Entries supplied:
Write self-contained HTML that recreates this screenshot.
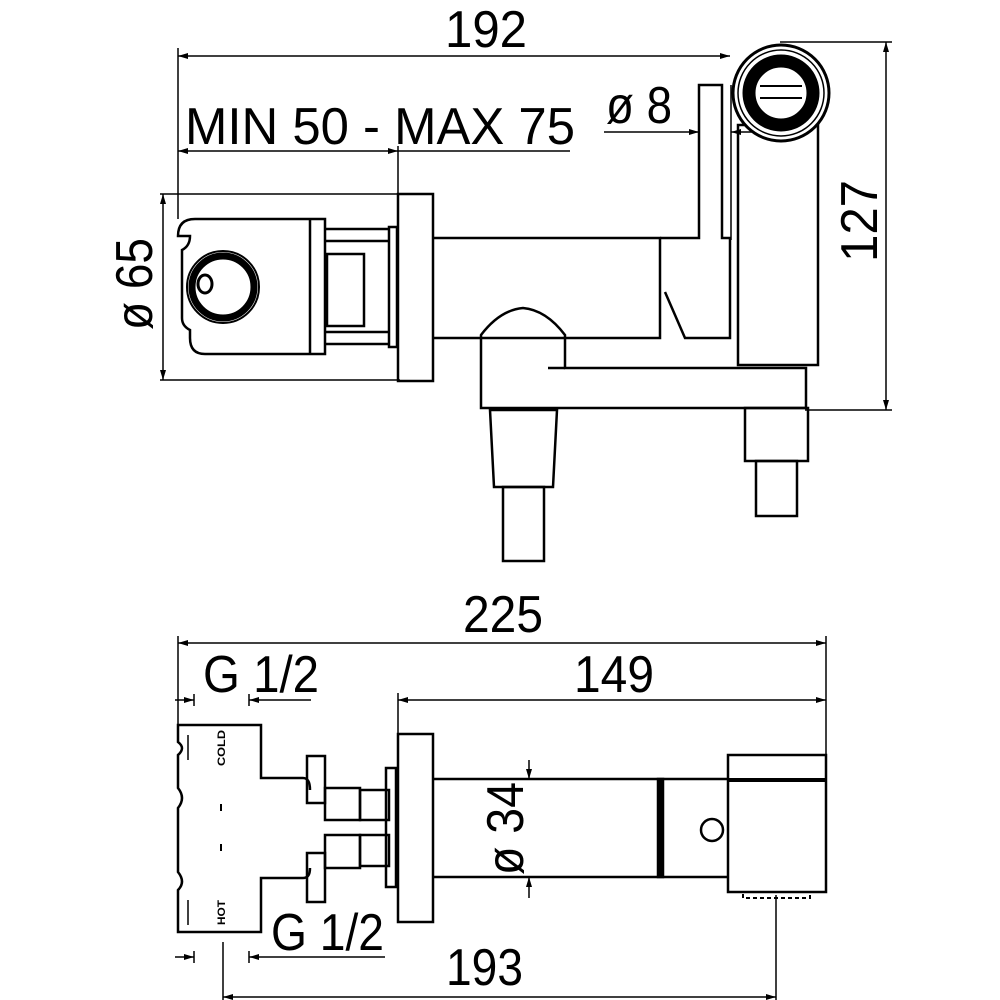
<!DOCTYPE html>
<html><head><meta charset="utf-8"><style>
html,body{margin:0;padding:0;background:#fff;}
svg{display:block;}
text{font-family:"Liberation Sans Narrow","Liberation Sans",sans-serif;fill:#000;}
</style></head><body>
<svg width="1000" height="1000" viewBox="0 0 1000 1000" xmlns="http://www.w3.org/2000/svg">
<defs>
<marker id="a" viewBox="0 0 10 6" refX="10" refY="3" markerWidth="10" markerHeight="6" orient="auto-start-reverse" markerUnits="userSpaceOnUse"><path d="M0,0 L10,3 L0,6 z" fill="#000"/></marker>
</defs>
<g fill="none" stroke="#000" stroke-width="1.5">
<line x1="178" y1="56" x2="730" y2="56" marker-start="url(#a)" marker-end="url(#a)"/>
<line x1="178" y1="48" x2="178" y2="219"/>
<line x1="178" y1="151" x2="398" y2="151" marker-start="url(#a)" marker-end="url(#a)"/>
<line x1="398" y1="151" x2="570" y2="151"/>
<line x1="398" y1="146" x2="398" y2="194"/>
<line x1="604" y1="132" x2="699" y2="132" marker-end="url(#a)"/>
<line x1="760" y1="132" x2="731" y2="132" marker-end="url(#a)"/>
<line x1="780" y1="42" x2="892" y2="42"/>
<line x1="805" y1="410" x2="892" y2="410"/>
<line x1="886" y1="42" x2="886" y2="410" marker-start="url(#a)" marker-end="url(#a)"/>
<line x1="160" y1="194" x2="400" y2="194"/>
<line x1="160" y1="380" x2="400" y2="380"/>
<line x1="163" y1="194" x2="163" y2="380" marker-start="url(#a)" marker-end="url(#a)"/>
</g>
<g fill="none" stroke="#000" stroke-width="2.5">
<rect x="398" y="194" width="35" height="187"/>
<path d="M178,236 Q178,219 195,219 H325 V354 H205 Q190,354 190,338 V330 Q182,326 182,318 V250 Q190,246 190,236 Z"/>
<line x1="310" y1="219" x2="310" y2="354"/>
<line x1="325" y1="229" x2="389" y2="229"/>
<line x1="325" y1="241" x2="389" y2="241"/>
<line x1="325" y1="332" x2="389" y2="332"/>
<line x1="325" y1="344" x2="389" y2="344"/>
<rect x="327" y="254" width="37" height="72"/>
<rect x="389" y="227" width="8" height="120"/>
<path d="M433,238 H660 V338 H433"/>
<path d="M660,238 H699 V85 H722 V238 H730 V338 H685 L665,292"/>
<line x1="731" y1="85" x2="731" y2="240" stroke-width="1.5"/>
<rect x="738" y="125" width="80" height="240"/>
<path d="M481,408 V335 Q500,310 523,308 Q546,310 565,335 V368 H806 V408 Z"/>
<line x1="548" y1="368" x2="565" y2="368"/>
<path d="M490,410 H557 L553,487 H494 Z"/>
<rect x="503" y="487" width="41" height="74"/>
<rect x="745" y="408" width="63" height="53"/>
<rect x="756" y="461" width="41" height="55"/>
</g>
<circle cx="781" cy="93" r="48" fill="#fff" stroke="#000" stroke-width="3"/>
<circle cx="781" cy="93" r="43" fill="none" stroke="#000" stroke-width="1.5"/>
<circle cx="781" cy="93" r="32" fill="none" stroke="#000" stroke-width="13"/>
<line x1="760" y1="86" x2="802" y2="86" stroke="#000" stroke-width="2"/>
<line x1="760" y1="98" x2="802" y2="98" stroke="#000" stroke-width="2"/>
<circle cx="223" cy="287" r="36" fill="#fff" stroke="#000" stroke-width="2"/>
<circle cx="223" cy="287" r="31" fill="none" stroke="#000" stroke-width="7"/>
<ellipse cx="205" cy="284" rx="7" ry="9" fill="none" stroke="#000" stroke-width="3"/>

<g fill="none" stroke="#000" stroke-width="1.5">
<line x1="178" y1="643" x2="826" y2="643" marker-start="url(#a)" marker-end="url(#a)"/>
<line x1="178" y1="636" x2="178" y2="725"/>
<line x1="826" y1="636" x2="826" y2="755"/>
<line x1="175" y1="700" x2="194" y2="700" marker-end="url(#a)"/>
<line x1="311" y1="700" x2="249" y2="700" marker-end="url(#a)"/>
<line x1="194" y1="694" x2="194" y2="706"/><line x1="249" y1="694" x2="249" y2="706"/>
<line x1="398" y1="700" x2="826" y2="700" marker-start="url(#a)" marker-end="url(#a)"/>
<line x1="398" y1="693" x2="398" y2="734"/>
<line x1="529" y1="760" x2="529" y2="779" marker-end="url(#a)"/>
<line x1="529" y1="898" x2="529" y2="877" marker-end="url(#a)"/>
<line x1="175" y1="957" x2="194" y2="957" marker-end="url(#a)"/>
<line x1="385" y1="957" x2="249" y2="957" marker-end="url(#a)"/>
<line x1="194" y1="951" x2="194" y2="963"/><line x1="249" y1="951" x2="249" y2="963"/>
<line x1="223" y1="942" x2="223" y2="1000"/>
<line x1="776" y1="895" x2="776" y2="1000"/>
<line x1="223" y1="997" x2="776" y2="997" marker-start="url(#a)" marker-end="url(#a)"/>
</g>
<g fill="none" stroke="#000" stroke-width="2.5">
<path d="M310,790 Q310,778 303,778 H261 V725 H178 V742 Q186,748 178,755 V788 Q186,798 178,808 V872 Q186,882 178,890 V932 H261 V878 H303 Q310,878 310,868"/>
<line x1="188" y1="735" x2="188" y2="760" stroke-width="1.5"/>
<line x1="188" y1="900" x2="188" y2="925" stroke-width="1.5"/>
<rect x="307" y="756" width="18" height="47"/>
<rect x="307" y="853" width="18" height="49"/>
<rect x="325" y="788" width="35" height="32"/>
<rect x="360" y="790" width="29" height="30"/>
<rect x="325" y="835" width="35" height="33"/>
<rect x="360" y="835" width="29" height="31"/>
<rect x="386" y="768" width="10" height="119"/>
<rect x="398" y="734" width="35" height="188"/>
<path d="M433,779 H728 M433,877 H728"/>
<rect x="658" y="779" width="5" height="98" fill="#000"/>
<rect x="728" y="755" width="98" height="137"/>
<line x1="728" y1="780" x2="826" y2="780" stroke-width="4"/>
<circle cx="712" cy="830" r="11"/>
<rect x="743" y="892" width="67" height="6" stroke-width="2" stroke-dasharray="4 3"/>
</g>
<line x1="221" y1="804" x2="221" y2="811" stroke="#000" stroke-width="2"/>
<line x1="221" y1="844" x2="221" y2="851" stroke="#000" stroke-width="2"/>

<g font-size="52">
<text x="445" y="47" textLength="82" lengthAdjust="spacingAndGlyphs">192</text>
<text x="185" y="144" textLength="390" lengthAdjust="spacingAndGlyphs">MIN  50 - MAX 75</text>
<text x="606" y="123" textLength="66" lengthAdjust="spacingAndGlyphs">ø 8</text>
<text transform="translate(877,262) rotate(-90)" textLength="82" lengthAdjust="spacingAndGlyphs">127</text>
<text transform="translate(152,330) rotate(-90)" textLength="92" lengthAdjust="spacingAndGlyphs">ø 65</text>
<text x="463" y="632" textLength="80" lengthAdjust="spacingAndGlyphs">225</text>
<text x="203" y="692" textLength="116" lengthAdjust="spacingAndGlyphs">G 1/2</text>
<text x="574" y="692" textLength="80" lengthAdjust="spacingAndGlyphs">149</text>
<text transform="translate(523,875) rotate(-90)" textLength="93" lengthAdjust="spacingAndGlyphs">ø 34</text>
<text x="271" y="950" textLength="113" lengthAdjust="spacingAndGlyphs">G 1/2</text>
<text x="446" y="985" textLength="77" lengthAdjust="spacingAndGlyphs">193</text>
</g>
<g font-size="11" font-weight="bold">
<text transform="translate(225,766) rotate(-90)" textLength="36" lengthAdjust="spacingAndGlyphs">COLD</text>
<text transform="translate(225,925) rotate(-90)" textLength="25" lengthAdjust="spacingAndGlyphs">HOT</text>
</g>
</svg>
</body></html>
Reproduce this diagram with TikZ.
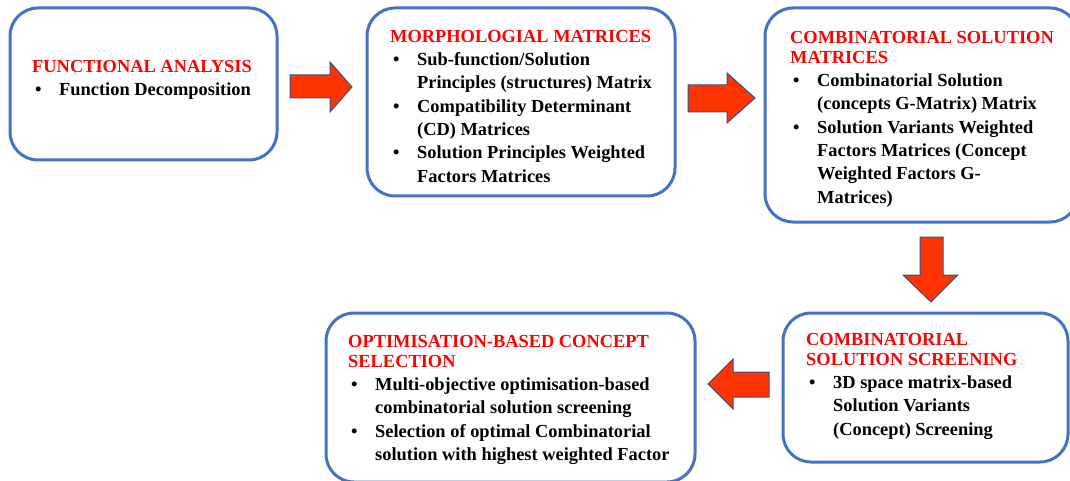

Objective:
Using the records above, list each line that includes "this".

The result:
Write self-contained HTML that recreates this screenshot.
Reproduce this diagram with TikZ.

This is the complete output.